So this isn’t thought through at all and is going to be very random as a result. But also by design – I’d like this to be the start of a conversation. Too much to hope for? Well maybe but here you go. Maybe I’ll just keep chipping in a few thoughts and hope all you experts and enthusiasts will chip back. Chip back? Hmmm.
Well by background and training and for my whole working life I’ve worked with stats and data. I’ve done lots of quant analysis and lots of qual work, and I’ve managed surveys and managed other more intelligent people than myself to do analytical research. So I think we live in intriguing times. I won’t go over that here as I am sure if you are reading this (anyone anyone??) you understand the landscape. Suffice to say the Open Data movement is changing the way government works and thinks about the way it works, and is revealing the way in which government works (or doesn’t work) in very new ways.
This feels like deja vu to me because I’ve been working for a very long time now on releasing detailed local statistics. I think what is different at the moment is that the world of data has suddenly entered the mainstream. Researchers and analysts are of course still interested but developers and journalists and social media gurus and politicians..and well everyone really…is suddenly recognising the power of information and more importantly thinking of it in terms of data.
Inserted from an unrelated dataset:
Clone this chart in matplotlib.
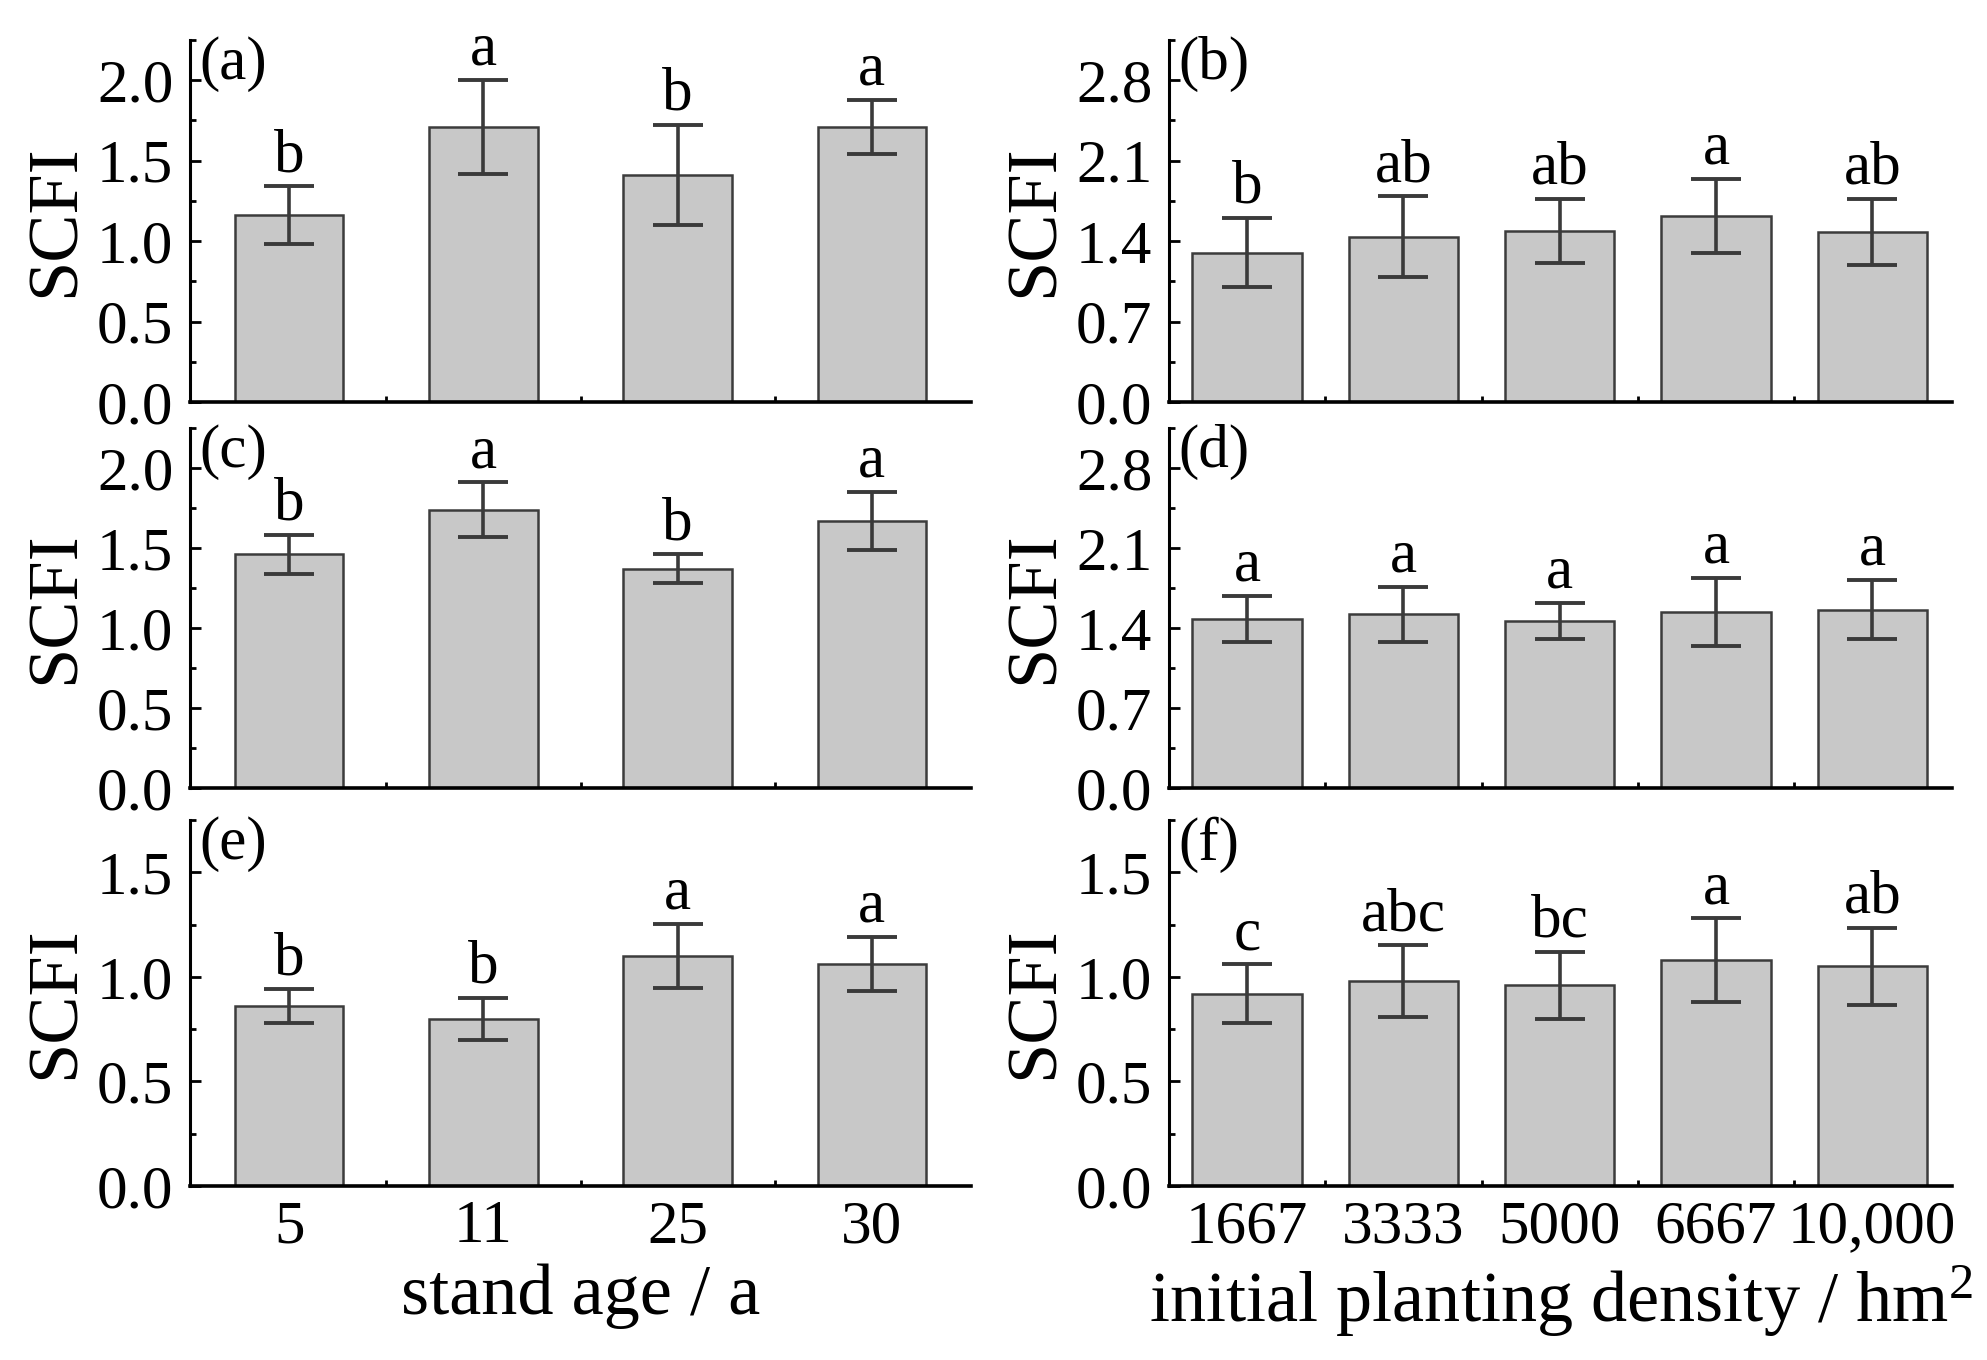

And this is simply (I think) down to the internet – we’ve moved to a whole new way of working with and managing information.
But this makes working in this landscape incredibly complex because everyone comes at things from a different perspective, with different aims and with very differing experiences. It seems that literally in the last few weeks, maybe a few months at most, that the community of evangelists for opening up government data is now starting to say – ‘well great we are starting to see data but make sure it is accurate, make sure we understand the quality controls, the context, and make sure we can analyse and interpret in a meaningful fashion’. Erm…well yes. I’m not being funny but that should be obvious really shouldn’t it?
And of course they are right – to date government has responded to the call for open data by flinging open its systems and throwing it out into the ether. They have responded to developers calls and said ‘here is the data now do with it what you will – magically hold us to account and improve democratic engagement’.
Good luck with that.
So why deja vu? Well simply because anyone who comes from a stats/analytical background will tell you that information is beautiful but only when you understand that information. And they’ll tell you that there is a wealth of local information out there but that you have to deal with the context and the geography and the statistical hierarchies and the time points and the quality and the sheer quantity and and and… Damn lies and all that…
And of course in the context of local and central government the last 10 years has seen massive investment in statistics – in the collection and management of data and in the production of tools/websites etc so that anyone can undertake analysis of that information. And with the budget cuts most of that is being thrown away. And I won’t go into that here but I don’t necessarily think that is a bad thing. But it leaves a hole and that is what the new evangelists for open data seem to be realising. The Government line now seems to be very firmly – ‘we’ll make the data available but it is over to you to validate and analyse and democratise’. And I guess when it comes down to it the question is will this be enough or will it simply mean we have a level of openness (which I whole heartedly applaud) but little of substance to really inform and engage and empower citizens? Will we simply drown in meaningless data, that provides a steady flow of reactionary headlines but little else? There is a clear analogy with The Big Society – yes we will do this but we are already and we only have so much time and at some point need to make a living. I love data, I love information and I love the new world of apps. It takes me back to my youth playing on my zxspectrum. The idea that one person can have a good idea and develop an app and maybe make some money too is incredibly powerful. But someone please tell me how to monetize the vast majority of government data? Yes TfL data because we’d all pay a little bit to be able to handle our commute more effectively, but what about deprivation data and complex financial information? A simple app that a large number of people will actually pay for?
Now again the government line on this is simple – ‘We in government are not creative (speak for yourselves buddies) but others are. We can’t even begin to imagine what amazing things will be done with the data we make available’
Well fine. Yes there are better minds out there. But you know what if you feed them partial data with little information on validation, little context and little comparability? Don’t the great minds out there have better business ideas to inspire them, more pressing issues they want to deal with. Yes holding government to account is vital but back in the real world people want to deal with education, and health care, and care for the elderly. Yes this is all tied up – if you take the view that information is critical to delivering better services and being accountable than everything can radiate out from data – but…but..but how can we do this without real support for developers and analysts and researchers?
So many threads I don’t know where to start. So over to you. Am I wrong? Are you all out there building fantastic apps based on government data. Do you know how to make a living from it? Maybe you don’t care, maybe you are happy to dedicate all your spare time to this?